第3章 高校を「降りた」先 1 情報レス時代の悲喜劇

第28話 プロローグ ~ 大検から大学へ1

 本章では、かつて私が出会った「高校を降りた」人たちを紹介していく。

 

 大検などを通して大学などに進学し、新たな道を歩んでいった人も多数いるが、その一方で、せっかくの能力を生かしきれなかった人たちもいる。これらの事例はいずれも、インターネットの発達した今から見れば、情報レス時代故の悲喜劇がどこかに見え隠れしている。

 まずは、高校中退後大検を通して大学に進学していった典型的な人物を一人、ご紹介しよう。


 1990年2月のこと。

 高校時代不登校になり、大検合格後大学さらには大学院に進み、現在は臨床心理士として活躍している蘇我義男氏と、真鍋氏が主宰された「大検の集い」という集まりでお会いした。彼は当時17歳で、大検受験準備中だった。

 蘇我君は岡山市西北部の地元の公立高校に合格したものの、わずか1か月程度の間に高校生活に嫌気がさし、不登校になり、そのまま退学。両親ともしばらくもめていたが、やがて、大検を利用して大学を目指すことで意見も一致、両親もそれを理解したという。


 真鍋氏の「集い」で知り合った、これまた大検を利用して大学を目指すこととなった山口君とともにテレビの取材も受けた。山口君と蘇我君は、高校中退者や大検受験生のためのミニコミ誌を創刊した。それが、マスコミに取り上げられたのだ。

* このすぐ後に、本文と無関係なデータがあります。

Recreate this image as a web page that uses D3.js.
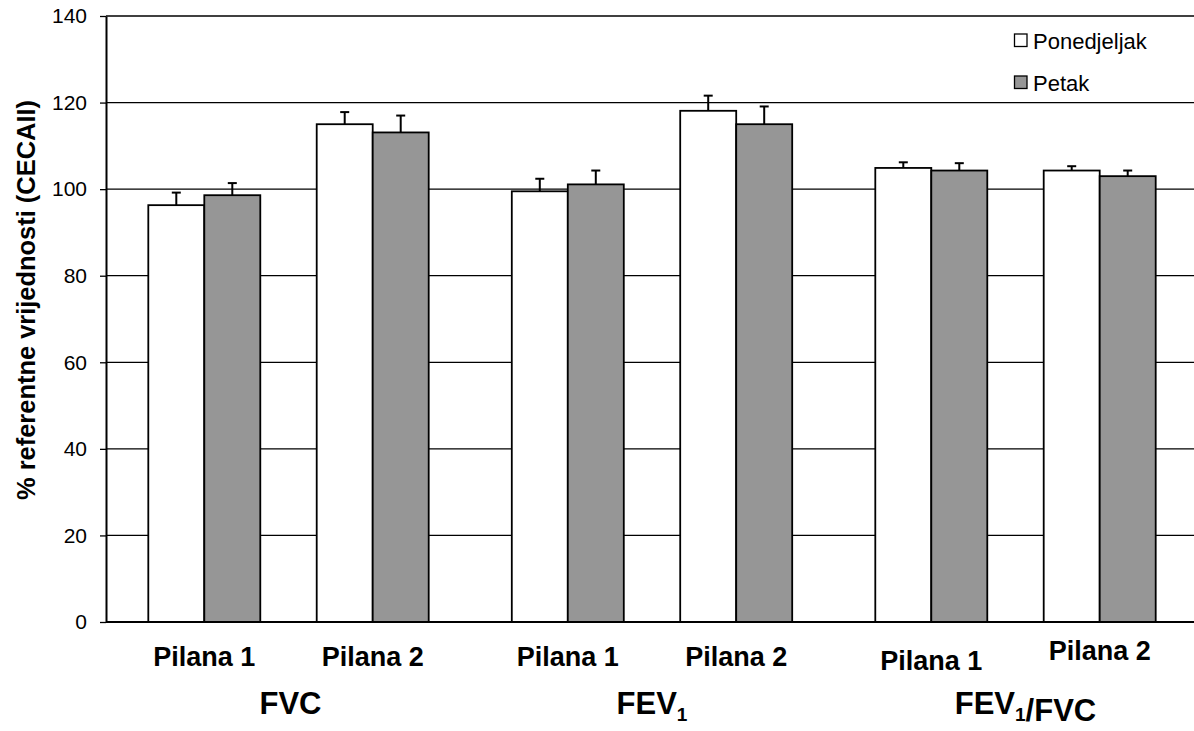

 取材の後、彼らは意見の相違から喧嘩になったようで、山口君は編集から降りたが、できることは協力するとのことに。

 蘇我君は、ミニコミ誌の編集を続けた。テレビに出たことで、彼の家には電話が殺到した。高校中退者やその両親などから、進路相談まで受ける羽目に。内容的に「重い」相談も多数寄せられた。

 中には、人生相談のようなものさえあり、当時大学生の私に、「ぼくのような17歳の若造にそんなことを相談されてもねえ・・・」とぼやいていたこともあった。

 彼が創刊したミニコミ紙はその後数年続いた。彼は関東のとある有名大学に進学し、その後大学院に進学、現在は臨床心理士をするかたわら、各種セミナー講師の仕事もしている。蘇我氏の今のブログには、当時彼が主宰していたミニコミ誌の名称をうかがわせる表題がつけられている。

 真鍋氏によれば、大学合格後しばらくして連絡をとったら、もう私とは関わらないでください、正直、高校時代といわれる時期は思い出したくもない、などと言っていたそうだが、今や、その経験をブログなどにつづって、臨床心理士の資格などを生かしつつ、不登校の生徒たちに対する支援も行っている。


 彼はもとより進学校といわれる高校にも十分合格できる学力はあり、現に合格もしている。確かに高校入学後、高校になじめず不登校になり、そのまま中退はしたが、それは何も、人とのつながりを築いていく能力がないからではない。その能力のない者が、ミニコミ誌など創刊できるわけもなかろう。

 彼にとって、「高校」という場所の存在意義が見いだせず、あえて別の道をたどる選択をしたにすぎない。蘇我氏のブログやSNSを拝見すると、この10代の経験は、現在の仕事にも大きく反映していることがうかがえる。